Química é vida. E assim como as eternas reações e interações entre átomos e moléculas, estamos em constante movimento. É impossível prever os caminhos que iremos seguir e muito menos as adversidades que precisaremos enfrentar. Pode parecer clichê pensar assim, mas ter noção disso é essencial para não desistir da jornada. Esse início de texto tão alto astral é um reflexo da sensação boa causada por Uma Questão de Química, nova série do Apple TV+. Uma grata surpresa na reta final de 2023 que mescla humor, drama, romance e o estilo “good vibes” que sempre cai bem após um dia cansativo. Pena que isso também é o motivo da série derrapar em alguns momentos.
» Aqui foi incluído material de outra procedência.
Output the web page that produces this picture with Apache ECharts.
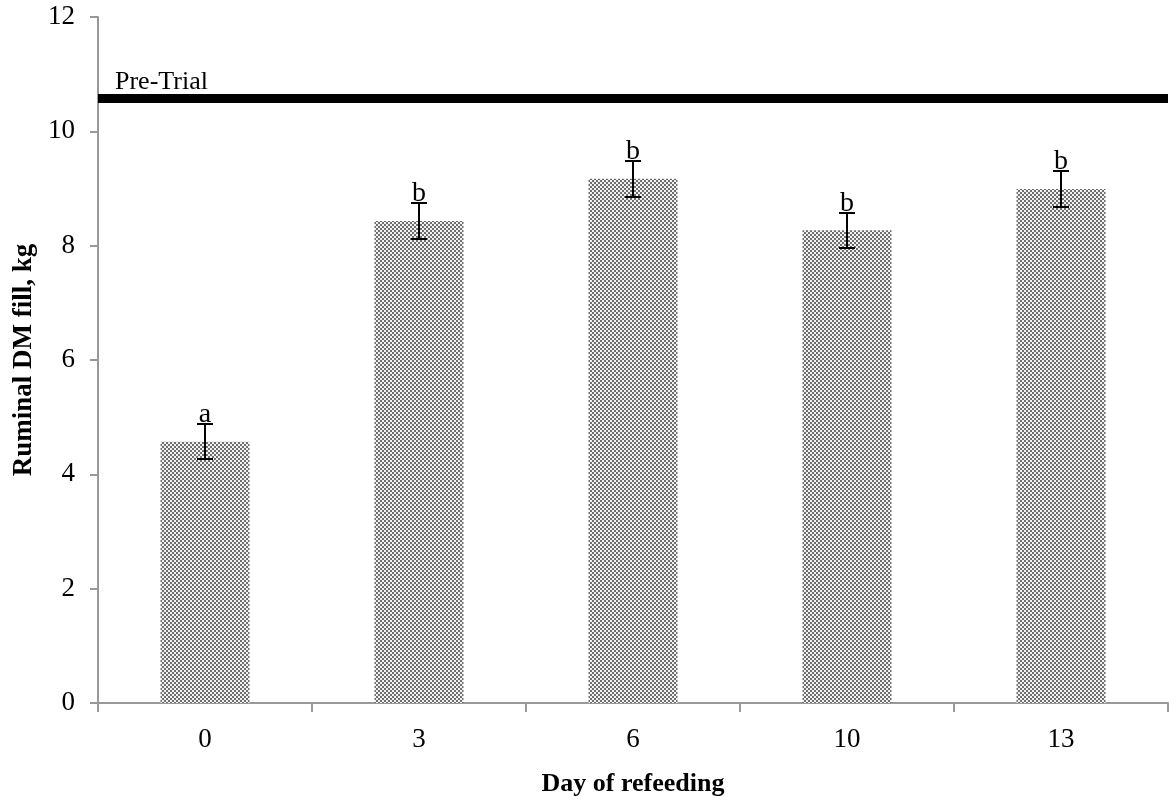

Baseada no livro de Bonnie Garmus, Uma Questão de Química conta a história de Elizabeth Zott (Brie Larson), uma brilhante química que precisa enfrentar o machismo e o preconceito dos anos 1950-1960 dos EUA. Subestimada por seus companheiros, ela ganha uma nova perspectiva quando conhece o igualmente brilhante Calvin Evans (Lewis Pullman). Porém, uma tragédia irá mudar os rumos de sua vida para sempre. A série não esconde que em algum momento Elizabeth irá se tornar uma estrela da TV com seu programa de culinária. O que os oitos episódios fazem é um estudo de sua vida passando por traumas, ressentimentos, dúvidas e alegrias. Tudo gira em torno da protagonista e não sobra muito espaço para que outros personagens possam se destacar.
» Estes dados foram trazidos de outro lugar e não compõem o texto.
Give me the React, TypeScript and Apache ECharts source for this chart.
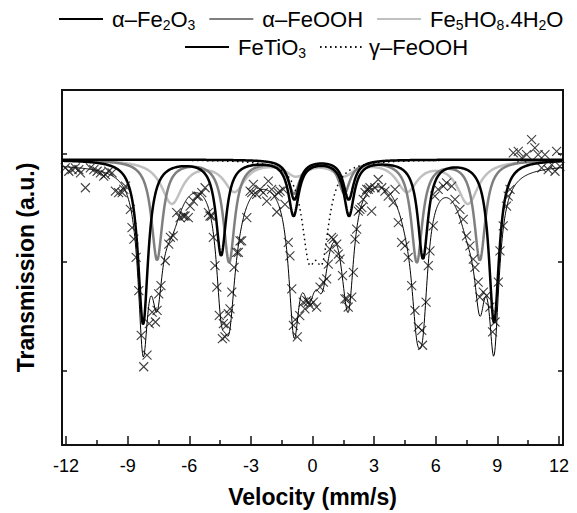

O showrunner Lee Eisenberg faz com que os coadjuvantes orbitem ao redor de Elizabeth, dando a eles alguns poucos momentos de brilho. O melhor exemplo está em Harriet Sloane (muito bem interpretada por Aja Naomi King), que funciona como amiga e conselheira de Zott. Porém, sua luta como uma mulher negra num período extremamente racista surge apenas em momentos oportunos, com a melhor cena de diálogo entre as duas mulheres fortes servindo mais como uma plataforma para o crescimento da protagonista. Uma Questão de Química nunca se aprofunda em seus debates sociais, tocando apenas a superfície de temas já citados, como machismo e racismo. De toda forma, o espectador encontrará um recorte acessível de um período histórico bastante conturbado e que vale a pena uma pesquisa posterior.
É preciso destacar a qualidade do design de produção, com cenários e figurinos ricos e coloridos. Desde um pequeno laboratório até uma cozinha em um programa de auditório, tudo parece extremamente real. Com a trilha sonora de Carlos Rafael Rivera e a fotografia de Zack Galler e Jason Oldak, Uma Questão de Química agrada olhos e ouvidos. O capricho técnico parece ser uma característica dos dramas d0 Apple TV+.
Numa trama tão centrada em sua personagem principal, Brie Larson possui talento suficiente para encarar o desafio. Sua aparente inaptidão social é destrinchada em diversas camadas mostradas ao decorrer dos episódios. É fascinante a maneira como sua vertente racional divide espaço com emoções que nunca imaginou sentir, como o amor por sua alma gêmea e por sua filha. Por vezes pode soar irritante, mas o roteiro nunca a torna antipática aos olhos do espectador. Brie navega muito bem entre as nuances de sua personagem, seja como uma cientista brilhante, uma mulher batalhadora, a mãe de primeira viagem e a estrela da TV que inspira outras mulheres.
A química (HAHA) entre Brie e Lewis Pullman resulta em uma história de amor atrapalhada e cativante, com duas almas que vagaram sozinhas por tempo demais finalmente se encontrando. Também ajuda o fato de Lewis ter o mesmo ar apaixonante de seu pai. Destaque para a pequena força da natureza que é Alice Halsey no papel de Madeline Zott, brilhante em todos os momentos em tela.
Mesmo com alguns dramas deslocados da trama principal e a questão dos personagens coadjuvantes, Uma Questão de Química é perfeitamente eficiente em sua proposta. Por muito tempo, o Apple TV+ ficou conhecido como o streaming de Ted Lasso. Mas cada lançamento surge para mostrar que a empresa da maçã está empenhada em entregar qualidade e variedade aos assinantes.